Son récit débute en 1944, en Yougouslavie. Alors que Belgrade a connu des années de guerre et de pénurie, elle vit enfin la libération. Le narrateur décrit la ville comme "une fantasmagorie, pleine de morts et d’estropiés d’un côté, de gens réjouis et enthousiastes de l’autre". Une dualité également présente chez un centenaire, qui vient de s’éteindre. Quel est le lien entre Dragan et "le Vieillard"? Cette paire d’infortunés, a priori improbable, a cohabité lors de l’occupation. Etudiant en médecine, le premier a perdu tous les siens en 1941. Le second est un ancien juriste et homme politique controversé. Le destin les réunit à travers des logements réquisitionnés. Bientôt, le jeune Dragan se laisse envoûter par Stojan Blagojevic, un puits de connaissances et d’anecdotes. Ce grand monsieur a traversé un siècle d’histoire yougoslave. Fasciné, le protagoniste le ressuscite sur papier. Mais on ne s’improvise pas facilement biographe.

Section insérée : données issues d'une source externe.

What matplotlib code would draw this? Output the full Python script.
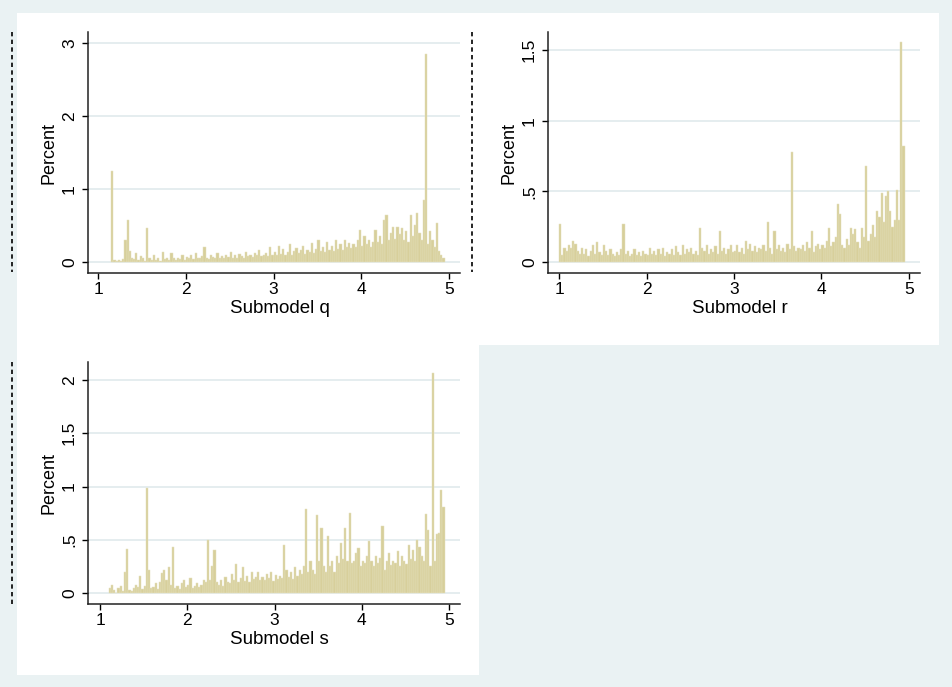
import numpy as np
import matplotlib.pyplot as plt
from matplotlib.lines import Line2D
from matplotlib.patches import Rectangle

plt.rcParams['font.family'] = ['Liberation Sans', 'DejaVu Sans']

W, H = 953, 687
binwidth = 0.025

# percent of observations in each bin, first bin starts at *_start
q_start = 1.15
q_pct = [1.25, 0.03, 0.02, 0.03, 0.02, 0.04, 0.30, 0.57, 0.15, 0.05,
         0.04, 0.12, 0.03, 0.08, 0.05, 0.02, 0.46, 0.06, 0.03, 0.10,
         0.03, 0.05, 0.02, 0.14, 0.04, 0.06, 0.03, 0.12, 0.05, 0.03,
         0.06, 0.04, 0.10, 0.03, 0.07, 0.05, 0.09, 0.04, 0.12, 0.05,
         0.05, 0.08, 0.20, 0.06, 0.04, 0.10, 0.07, 0.05, 0.12, 0.06,
         0.08, 0.05, 0.10, 0.07, 0.13, 0.06, 0.09, 0.05, 0.11, 0.08,
         0.06, 0.14, 0.08, 0.10, 0.07, 0.12, 0.09, 0.16, 0.08, 0.10,
         0.12, 0.08, 0.20, 0.10, 0.14, 0.09, 0.22, 0.11, 0.18, 0.10,
         0.13, 0.24, 0.10, 0.15, 0.19, 0.12, 0.16, 0.22, 0.11, 0.17,
         0.14, 0.26, 0.12, 0.18, 0.30, 0.15, 0.20, 0.13, 0.28, 0.16,
         0.22, 0.15, 0.30, 0.18, 0.25, 0.16, 0.30, 0.20, 0.26, 0.19,
         0.24, 0.20, 0.30, 0.44, 0.22, 0.35, 0.25, 0.30, 0.20, 0.27,
         0.44, 0.28, 0.35, 0.25, 0.58, 0.65, 0.30, 0.40, 0.48, 0.32,
         0.48, 0.38, 0.46, 0.30, 0.42, 0.28, 0.65, 0.35, 0.50, 0.67,
         0.40, 0.30, 0.85, 2.85, 0.25, 0.42, 0.30, 0.20, 0.54, 0.15,
         0.10, 0.05]

r_start = 1.00
r_pct = [0.27, 0.05, 0.10, 0.08, 0.12, 0.10, 0.15, 0.13, 0.08, 0.06,
         0.10, 0.06, 0.09, 0.04, 0.08, 0.12, 0.06, 0.14, 0.07, 0.05,
         0.12, 0.08, 0.05, 0.09, 0.06, 0.04, 0.07, 0.05, 0.09, 0.27,
         0.06, 0.08, 0.04, 0.06, 0.09, 0.05, 0.07, 0.04, 0.08, 0.06,
         0.05, 0.10, 0.06, 0.08, 0.05, 0.09, 0.06, 0.10, 0.04, 0.07,
         0.06, 0.09, 0.05, 0.11, 0.07, 0.05, 0.12, 0.06, 0.09, 0.07,
         0.10, 0.06, 0.08, 0.05, 0.24, 0.10, 0.08, 0.12, 0.06, 0.09,
         0.07, 0.11, 0.06, 0.22, 0.08, 0.10, 0.06, 0.09, 0.12, 0.07,
         0.08, 0.12, 0.07, 0.10, 0.06, 0.15, 0.09, 0.13, 0.08, 0.11,
         0.07, 0.10, 0.09, 0.12, 0.08, 0.28, 0.10, 0.06, 0.22, 0.09,
         0.12, 0.08, 0.10, 0.07, 0.13, 0.09, 0.78, 0.11, 0.08, 0.10,
         0.09, 0.12, 0.08, 0.14, 0.10, 0.22, 0.07, 0.11, 0.13, 0.09,
         0.12, 0.10, 0.15, 0.24, 0.11, 0.14, 0.18, 0.41, 0.34, 0.12,
         0.10, 0.16, 0.12, 0.24, 0.20, 0.23, 0.14, 0.10, 0.24, 0.18,
         0.68, 0.15, 0.20, 0.26, 0.18, 0.36, 0.32, 0.49, 0.28, 0.47,
         0.50, 0.36, 0.25, 0.30, 0.51, 0.30, 1.56, 0.82]

s_start = 1.10
s_pct = [0.05, 0.08, 0.03, 0.00, 0.05, 0.07, 0.02, 0.20, 0.41, 0.03,
         0.02, 0.05, 0.08, 0.06, 0.16, 0.04, 0.07, 0.99, 0.22, 0.05,
         0.06, 0.09, 0.04, 0.10, 0.19, 0.22, 0.12, 0.24, 0.08, 0.43,
         0.05, 0.07, 0.04, 0.09, 0.12, 0.06, 0.08, 0.14, 0.05, 0.07,
         0.09, 0.06, 0.08, 0.12, 0.10, 0.50, 0.12, 0.25, 0.40, 0.10,
         0.08, 0.12, 0.07, 0.15, 0.10, 0.09, 0.18, 0.12, 0.27, 0.10,
         0.14, 0.24, 0.11, 0.16, 0.10, 0.20, 0.13, 0.15, 0.20, 0.12,
         0.15, 0.12, 0.18, 0.14, 0.20, 0.11, 0.17, 0.13, 0.16, 0.14,
         0.45, 0.22, 0.15, 0.20, 0.13, 0.24, 0.16, 0.22, 0.18, 0.25,
         0.79, 0.20, 0.30, 0.22, 0.18, 0.73, 0.30, 0.61, 0.25, 0.20,
         0.54, 0.25, 0.30, 0.20, 0.35, 0.28, 0.47, 0.32, 0.61, 0.30,
         0.75, 0.28, 0.30, 0.38, 0.42, 0.25, 0.30, 0.28, 0.35, 0.49,
         0.30, 0.25, 0.35, 0.28, 0.33, 0.63, 0.22, 0.30, 0.38, 0.26,
         0.30, 0.28, 0.39, 0.25, 0.35, 0.30, 0.27, 0.45, 0.32, 0.40,
         0.30, 0.50, 0.43, 0.35, 0.30, 0.74, 0.59, 0.25, 2.07, 0.30,
         0.55, 0.56, 0.97, 0.81]

xticks = [1, 2, 3, 4, 5]
q_yticks, q_ylabels = [0, 1, 2, 3], ['0', '1', '2', '3']
r_yticks, r_ylabels = [0, 0.5, 1, 1.5], ['0', '.5', '1', '1.5']
s_yticks, s_ylabels = [0, 0.5, 1, 1.5, 2], ['0', '.5', '1', '1.5', '2']

bg = '#eaf2f3'
barcolor = '#d7cf9b'


def box(x0, y0, x1, y1):
    # pixel box (top-left origin) -> figure fraction [l, b, w, h]
    return [x0 / W, 1 - y1 / H, (x1 - x0) / W, (y1 - y0) / H]


fig = plt.figure(figsize=(W / 100, H / 100), dpi=100, facecolor=bg)

# white graph regions, kept underneath the axes
for x0, y0, x1, y1 in [(17, 13, 939, 345), (17, 345, 479, 675)]:
    l, b, w, h = box(x0, y0, x1, y1)
    fig.patches.append(Rectangle((l, b), w, h, transform=fig.transFigure,
                                 facecolor='white', edgecolor='none', zorder=-5))

# dashed outlines at the left of the panels
for x, y0, y1 in [(12, 32, 272), (472, 32, 272), (12, 362, 605)]:
    fig.add_artist(Line2D([x / W, x / W], [1 - y0 / H, 1 - y1 / H],
                          transform=fig.transFigure, color='black',
                          linewidth=1.2, linestyle=(0, (2.6, 2.0))))


def hist_panel(rect, start, pct, yticks, ylabels, xlim, ylim, xlabel):
    ax = fig.add_axes(box(*rect))
    ax.set_zorder(1)
    ax.set_facecolor('white')
    edges = start + binwidth * np.arange(len(pct))
    ax.bar(edges, pct, width=binwidth, align='edge', color=barcolor,
           edgecolor='#e6e1bf', linewidth=0.35, zorder=2)
    ax.set_xlim(xlim)
    ax.set_ylim(ylim)
    ax.set_xticks(xticks)
    ax.set_yticks(yticks)
    ax.set_yticklabels(ylabels)
    ax.grid(axis='y', color='#e3ecee', linewidth=1.3, zorder=0)
    ax.set_axisbelow(True)
    for side in ['top', 'right']:
        ax.spines[side].set_visible(False)
    for side in ['left', 'bottom']:
        ax.spines[side].set_color('#222222')
        ax.spines[side].set_linewidth(1.1)
    ax.tick_params(direction='out', length=4, width=1, colors='black',
                   labelsize=12.5)
    ax.tick_params(axis='x', pad=2.7)
    ax.tick_params(axis='y', labelrotation=90, pad=4)
    for t in ax.get_yticklabels():
        t.set_verticalalignment('center')
    ax.set_ylabel('Percent', fontsize=13)
    ax.set_xlabel(xlabel, fontsize=13.5)
    ax.yaxis.set_label_coords(-0.083, 0.5)
    ax.xaxis.set_label_coords(0.515, -0.11)
    return ax


hist_panel((88, 32, 460, 273), q_start, q_pct, q_yticks, q_ylabels,
           (0.886, 5.125), (-0.151, 3.151), 'Submodel q')
hist_panel((548, 32, 920, 273), r_start, r_pct, r_yticks, r_ylabels,
           (0.874, 5.126), (-0.078, 1.628), 'Submodel r')
hist_panel((88, 362, 460, 604), s_start, s_pct, s_yticks, s_ylabels,
           (0.862, 5.126), (-0.103, 2.169), 'Submodel s')

fig.savefig('out.png', dpi=100, facecolor=bg)
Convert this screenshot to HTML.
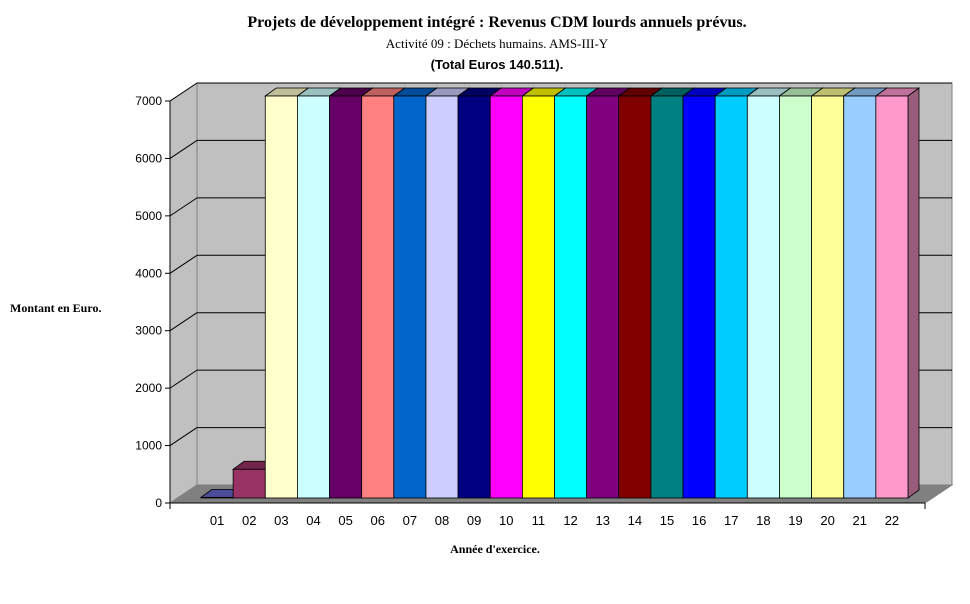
<!DOCTYPE html>
<html><head><meta charset="utf-8"><style>
body{margin:0;background:#fff;width:970px;height:604px;overflow:hidden}
svg{display:block}
</style></head><body>
<svg id="chart" width="970" height="604" xmlns="http://www.w3.org/2000/svg">
<text x="497" y="27" text-anchor="middle" font-family="Liberation Serif, serif" font-weight="bold" font-size="16">Projets de développement intégré : Revenus CDM lourds annuels prévus.</text>
<text x="497" y="48" text-anchor="middle" font-family="Liberation Serif, serif" font-size="13">Activité 09 : Déchets humains.  AMS-III-Y</text>
<text x="497" y="69" text-anchor="middle" font-family="Liberation Sans, sans-serif" font-weight="bold" font-size="13">(Total Euros 140.511).</text>
<text x="10" y="312" font-family="Liberation Serif, serif" font-weight="bold" font-size="12">Montant en Euro.</text>
<text x="495" y="553" text-anchor="middle" font-family="Liberation Serif, serif" font-weight="bold" font-size="12">Année d'exercice.</text>
<g id="plot"></g>
</svg>
<script>
const categories=["01","02","03","04","05","06","07","08","09","10","11","12","13","14","15","16","17","18","19","20","21","22"];
const values=[11,500,7000,7000,7000,7000,7000,7000,7000,7000,7000,7000,7000,7000,7000,7000,7000,7000,7000,7000,7000,7000];
const colors=["#6666cc","#993366","#ffffcc","#ccffff","#660066","#ff8080","#0066cc","#ccccff","#000080","#ff00ff","#ffff00","#00ffff","#800080","#800000","#008080","#0000ff","#00ccff","#ccffff","#ccffcc","#ffff99","#99ccff","#ff99cc"];
const yTicks=[0,1000,2000,3000,4000,5000,6000,7000];
const NS="http://www.w3.org/2000/svg";
const g=document.getElementById('plot');
const X0=170,X1=925,Y0=503,DX=27,DY=-18,YMAX=7000,H=402;
const yf=v=>Y0-v/YMAX*H;
function mk(t,a,name){const e=document.createElementNS(NS,t);for(const k in a)e.setAttribute(k,a[k]);


g.appendChild(e);return e;}
// walls
mk('polygon',{points:`${X0+DX},${yf(YMAX)+DY} ${X1+DX},${yf(YMAX)+DY} ${X1+DX},${Y0+DY} ${X0+DX},${Y0+DY}`,fill:'#c0c0c0',stroke:'#808080'},'back-wall');
mk('polygon',{points:`${X0},${yf(YMAX)} ${X0+DX},${yf(YMAX)+DY} ${X0+DX},${Y0+DY} ${X0},${Y0}`,fill:'#c0c0c0',stroke:'#808080'},'side-wall');
mk('polygon',{points:`${X0},${Y0} ${X0+DX},${Y0+DY} ${X1+DX},${Y0+DY} ${X1},${Y0}`,fill:'#808080',stroke:'#808080'},'floor');
yTicks.forEach(v=>{const y=yf(v);
 if(v>0){mk('line',{x1:X0,y1:y,x2:X0+DX,y2:y+DY,stroke:'#000','stroke-width':1},'gridline-side');
 mk('line',{x1:X0+DX,y1:y+DY,x2:X1+DX,y2:y+DY,stroke:'#000','stroke-width':1},'gridline');}
 mk('line',{x1:X0-5,y1:y,x2:X0,y2:y,stroke:'#000'},'y-tick');
 const t=mk('text',{x:X0-8,y:y+4,'text-anchor':'end','font-family':'Liberation Sans, sans-serif','font-size':12},'y-tick-label');t.textContent=v;});
mk('line',{x1:X0,y1:yf(YMAX),x2:X0,y2:Y0,stroke:'#000'},'y-axis');
mk('line',{x1:X0,y1:Y0,x2:X1,y2:Y0,stroke:'#000'},'x-axis');
mk('line',{x1:X1,y1:Y0,x2:X1,y2:Y0+6,stroke:'#000'},'x-tick');
mk('line',{x1:X0,y1:Y0,x2:X0,y2:Y0+6,stroke:'#000'},'x-tick');
// bars
const BX=201,BB=498,bw=(908-201)/categories.length,bdx=11,bdy=-8;
categories.forEach((c,i)=>{const x=BX+i*bw,yt=BB-values[i]/YMAX*H,col=colors[i];
 mk('polygon',{points:`${x+bw},${yt} ${x+bw+bdx},${yt+bdy} ${x+bw+bdx},${BB+bdy} ${x+bw},${BB}`,fill:col,stroke:'#000','stroke-width':0.8},'bar-side-'+c);
 mk('polygon',{points:`${x+bw},${yt} ${x+bw+bdx},${yt+bdy} ${x+bw+bdx},${BB+bdy} ${x+bw},${BB}`,fill:'#000','fill-opacity':0.4,stroke:'none'},'bar-side-shade-'+c);
 mk('polygon',{points:`${x},${yt} ${x+bdx},${yt+bdy} ${x+bw+bdx},${yt+bdy} ${x+bw},${yt}`,fill:col,stroke:'#000','stroke-width':0.8},'bar-top-'+c);
 mk('polygon',{points:`${x},${yt} ${x+bdx},${yt+bdy} ${x+bw+bdx},${yt+bdy} ${x+bw},${yt}`,fill:'#000','fill-opacity':0.25,stroke:'none'},'bar-top-shade-'+c);
 mk('rect',{x:x,y:yt,width:bw,height:BB-yt,fill:col,stroke:'#000','stroke-width':0.8},'bar-'+c);
 const t=mk('text',{x:x+bw/2,y:525,'text-anchor':'middle','font-family':'Liberation Sans, sans-serif','font-size':13},'x-tick-label');t.textContent=c;});
</script>
</body></html>
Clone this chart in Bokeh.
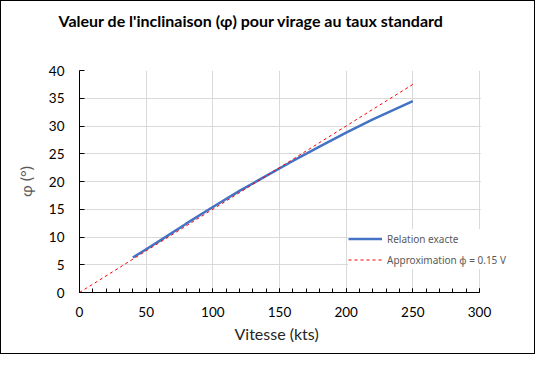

C’est là que Dragan saisit le fossé entre le personnage mythique et le réel, obnubilé par Mila, sa femme si charnelle. Que révèle vraiment cette idylle? Jusqu’où nous mènent l’ambition et la trahison? "Contre la peur de la mort, on ne peut que s’endurcir avec le temps. C’est ainsi que se manifeste la seule force de l’homme", constate Dragan. Une philosophie qui compte aussi pour lui, puisqu’il revisite sa vie par la même occasion. "Les miracles n’existent pas", quoique… Il suffit que Biljana fasse son apparition pour que le monde s’illumine. Grâce à cette jeune prostituée, touchante et un peu écervelée, Dragan ou le vieux Stojan oublient leurs soucis. D’autant qu’avec elle surgit toute une galerie de personnages féminins surprenants. Mais un serpent à deux têtes, extrêmement insidieux, se faufile lentement dans leur univers "familial". La guerre et les penchants malveillants se nichent dans les recoins les plus inattendus de l’être humain. Stojan disait qu’il vaut mieux "s’adapter au monde, qui n’est jamais disposé à s’adapter à l’individu".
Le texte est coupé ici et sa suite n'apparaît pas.